[Data shown]
## start

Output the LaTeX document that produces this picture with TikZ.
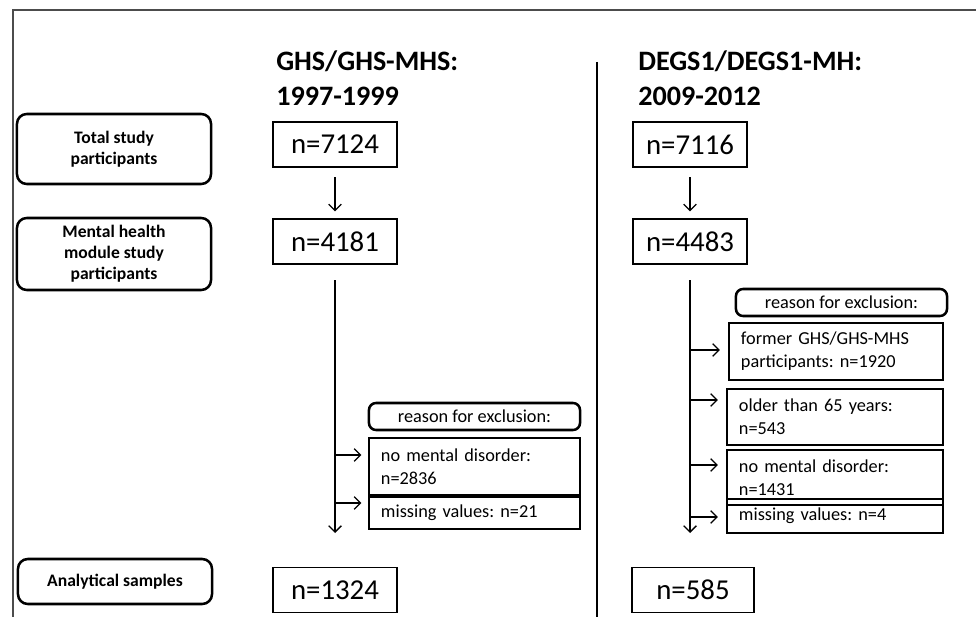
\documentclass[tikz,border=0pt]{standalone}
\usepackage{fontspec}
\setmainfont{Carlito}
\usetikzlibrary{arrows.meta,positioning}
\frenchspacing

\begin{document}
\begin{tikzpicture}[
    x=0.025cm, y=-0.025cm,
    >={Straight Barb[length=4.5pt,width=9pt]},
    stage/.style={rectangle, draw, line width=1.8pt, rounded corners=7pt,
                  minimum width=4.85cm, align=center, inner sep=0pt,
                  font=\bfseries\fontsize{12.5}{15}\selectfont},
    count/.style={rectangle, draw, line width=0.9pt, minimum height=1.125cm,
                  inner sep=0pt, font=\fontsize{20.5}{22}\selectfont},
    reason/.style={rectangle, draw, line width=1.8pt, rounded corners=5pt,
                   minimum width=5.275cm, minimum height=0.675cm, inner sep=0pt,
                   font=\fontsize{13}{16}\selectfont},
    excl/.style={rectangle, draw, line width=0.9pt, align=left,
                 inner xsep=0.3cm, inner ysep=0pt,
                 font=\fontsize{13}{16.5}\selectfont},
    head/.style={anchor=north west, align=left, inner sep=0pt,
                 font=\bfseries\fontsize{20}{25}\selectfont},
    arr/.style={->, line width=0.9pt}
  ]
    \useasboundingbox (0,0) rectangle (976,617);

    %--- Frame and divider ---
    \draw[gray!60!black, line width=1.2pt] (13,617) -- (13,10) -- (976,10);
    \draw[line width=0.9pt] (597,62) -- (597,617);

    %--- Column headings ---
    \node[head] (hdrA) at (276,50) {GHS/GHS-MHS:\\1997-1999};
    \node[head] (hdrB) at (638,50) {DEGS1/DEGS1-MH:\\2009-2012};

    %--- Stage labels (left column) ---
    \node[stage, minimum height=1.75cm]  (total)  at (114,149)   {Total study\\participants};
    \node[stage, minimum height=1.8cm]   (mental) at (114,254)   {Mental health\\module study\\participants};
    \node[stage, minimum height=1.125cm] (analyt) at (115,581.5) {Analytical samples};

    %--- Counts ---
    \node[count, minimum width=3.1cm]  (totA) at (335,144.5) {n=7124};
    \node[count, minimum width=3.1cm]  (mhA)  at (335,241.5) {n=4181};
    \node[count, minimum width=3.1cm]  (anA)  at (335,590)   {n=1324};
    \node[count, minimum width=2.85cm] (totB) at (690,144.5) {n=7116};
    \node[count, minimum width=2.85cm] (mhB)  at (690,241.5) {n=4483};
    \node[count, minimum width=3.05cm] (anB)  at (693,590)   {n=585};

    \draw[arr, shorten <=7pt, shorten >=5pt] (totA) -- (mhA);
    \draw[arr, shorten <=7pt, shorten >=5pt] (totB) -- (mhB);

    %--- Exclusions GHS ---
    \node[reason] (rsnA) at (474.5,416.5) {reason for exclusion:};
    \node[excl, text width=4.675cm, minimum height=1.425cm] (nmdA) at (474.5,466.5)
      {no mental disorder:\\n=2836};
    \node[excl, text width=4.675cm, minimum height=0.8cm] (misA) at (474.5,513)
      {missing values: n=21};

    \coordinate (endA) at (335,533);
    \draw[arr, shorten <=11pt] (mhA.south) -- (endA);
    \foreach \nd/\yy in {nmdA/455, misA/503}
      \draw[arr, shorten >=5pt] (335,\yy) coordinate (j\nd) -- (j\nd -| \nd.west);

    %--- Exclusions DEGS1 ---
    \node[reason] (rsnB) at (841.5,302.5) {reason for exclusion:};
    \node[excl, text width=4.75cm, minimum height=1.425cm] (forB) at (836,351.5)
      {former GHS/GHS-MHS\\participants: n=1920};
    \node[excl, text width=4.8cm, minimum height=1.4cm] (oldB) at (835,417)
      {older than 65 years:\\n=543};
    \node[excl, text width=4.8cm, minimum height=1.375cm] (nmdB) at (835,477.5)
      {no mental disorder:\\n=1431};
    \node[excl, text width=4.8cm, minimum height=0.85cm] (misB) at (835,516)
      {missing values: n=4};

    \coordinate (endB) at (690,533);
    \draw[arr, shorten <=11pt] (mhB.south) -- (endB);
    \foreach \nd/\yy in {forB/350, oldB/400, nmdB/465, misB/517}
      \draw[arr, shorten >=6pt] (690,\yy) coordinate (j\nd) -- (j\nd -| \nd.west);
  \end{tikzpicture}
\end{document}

## end

[The exercise] All of the material above needs to be restated exactly, with no pictures.

[Solution to this exercise]
Output the LaTeX document that produces this picture with TikZ.
\documentclass[tikz,border=0pt]{standalone}
\usepackage{fontspec}
\setmainfont{Carlito}
\usetikzlibrary{arrows.meta,positioning}
\frenchspacing

\begin{document}
\begin{tikzpicture}[
    x=0.025cm, y=-0.025cm,
    >={Straight Barb[length=4.5pt,width=9pt]},
    stage/.style={rectangle, draw, line width=1.8pt, rounded corners=7pt,
                  minimum width=4.85cm, align=center, inner sep=0pt,
                  font=\bfseries\fontsize{12.5}{15}\selectfont},
    count/.style={rectangle, draw, line width=0.9pt, minimum height=1.125cm,
                  inner sep=0pt, font=\fontsize{20.5}{22}\selectfont},
    reason/.style={rectangle, draw, line width=1.8pt, rounded corners=5pt,
                   minimum width=5.275cm, minimum height=0.675cm, inner sep=0pt,
                   font=\fontsize{13}{16}\selectfont},
    excl/.style={rectangle, draw, line width=0.9pt, align=left,
                 inner xsep=0.3cm, inner ysep=0pt,
                 font=\fontsize{13}{16.5}\selectfont},
    head/.style={anchor=north west, align=left, inner sep=0pt,
                 font=\bfseries\fontsize{20}{25}\selectfont},
    arr/.style={->, line width=0.9pt}
  ]
    \useasboundingbox (0,0) rectangle (976,617);

    %--- Frame and divider ---
    \draw[gray!60!black, line width=1.2pt] (13,617) -- (13,10) -- (976,10);
    \draw[line width=0.9pt] (597,62) -- (597,617);

    %--- Column headings ---
    \node[head] (hdrA) at (276,50) {GHS/GHS-MHS:\\1997-1999};
    \node[head] (hdrB) at (638,50) {DEGS1/DEGS1-MH:\\2009-2012};

    %--- Stage labels (left column) ---
    \node[stage, minimum height=1.75cm]  (total)  at (114,149)   {Total study\\participants};
    \node[stage, minimum height=1.8cm]   (mental) at (114,254)   {Mental health\\module study\\participants};
    \node[stage, minimum height=1.125cm] (analyt) at (115,581.5) {Analytical samples};

    %--- Counts ---
    \node[count, minimum width=3.1cm]  (totA) at (335,144.5) {n=7124};
    \node[count, minimum width=3.1cm]  (mhA)  at (335,241.5) {n=4181};
    \node[count, minimum width=3.1cm]  (anA)  at (335,590)   {n=1324};
    \node[count, minimum width=2.85cm] (totB) at (690,144.5) {n=7116};
    \node[count, minimum width=2.85cm] (mhB)  at (690,241.5) {n=4483};
    \node[count, minimum width=3.05cm] (anB)  at (693,590)   {n=585};

    \draw[arr, shorten <=7pt, shorten >=5pt] (totA) -- (mhA);
    \draw[arr, shorten <=7pt, shorten >=5pt] (totB) -- (mhB);

    %--- Exclusions GHS ---
    \node[reason] (rsnA) at (474.5,416.5) {reason for exclusion:};
    \node[excl, text width=4.675cm, minimum height=1.425cm] (nmdA) at (474.5,466.5)
      {no mental disorder:\\n=2836};
    \node[excl, text width=4.675cm, minimum height=0.8cm] (misA) at (474.5,513)
      {missing values: n=21};

    \coordinate (endA) at (335,533);
    \draw[arr, shorten <=11pt] (mhA.south) -- (endA);
    \foreach \nd/\yy in {nmdA/455, misA/503}
      \draw[arr, shorten >=5pt] (335,\yy) coordinate (j\nd) -- (j\nd -| \nd.west);

    %--- Exclusions DEGS1 ---
    \node[reason] (rsnB) at (841.5,302.5) {reason for exclusion:};
    \node[excl, text width=4.75cm, minimum height=1.425cm] (forB) at (836,351.5)
      {former GHS/GHS-MHS\\participants: n=1920};
    \node[excl, text width=4.8cm, minimum height=1.4cm] (oldB) at (835,417)
      {older than 65 years:\\n=543};
    \node[excl, text width=4.8cm, minimum height=1.375cm] (nmdB) at (835,477.5)
      {no mental disorder:\\n=1431};
    \node[excl, text width=4.8cm, minimum height=0.85cm] (misB) at (835,516)
      {missing values: n=4};

    \coordinate (endB) at (690,533);
    \draw[arr, shorten <=11pt] (mhB.south) -- (endB);
    \foreach \nd/\yy in {forB/350, oldB/400, nmdB/465, misB/517}
      \draw[arr, shorten >=6pt] (690,\yy) coordinate (j\nd) -- (j\nd -| \nd.west);
  \end{tikzpicture}
\end{document}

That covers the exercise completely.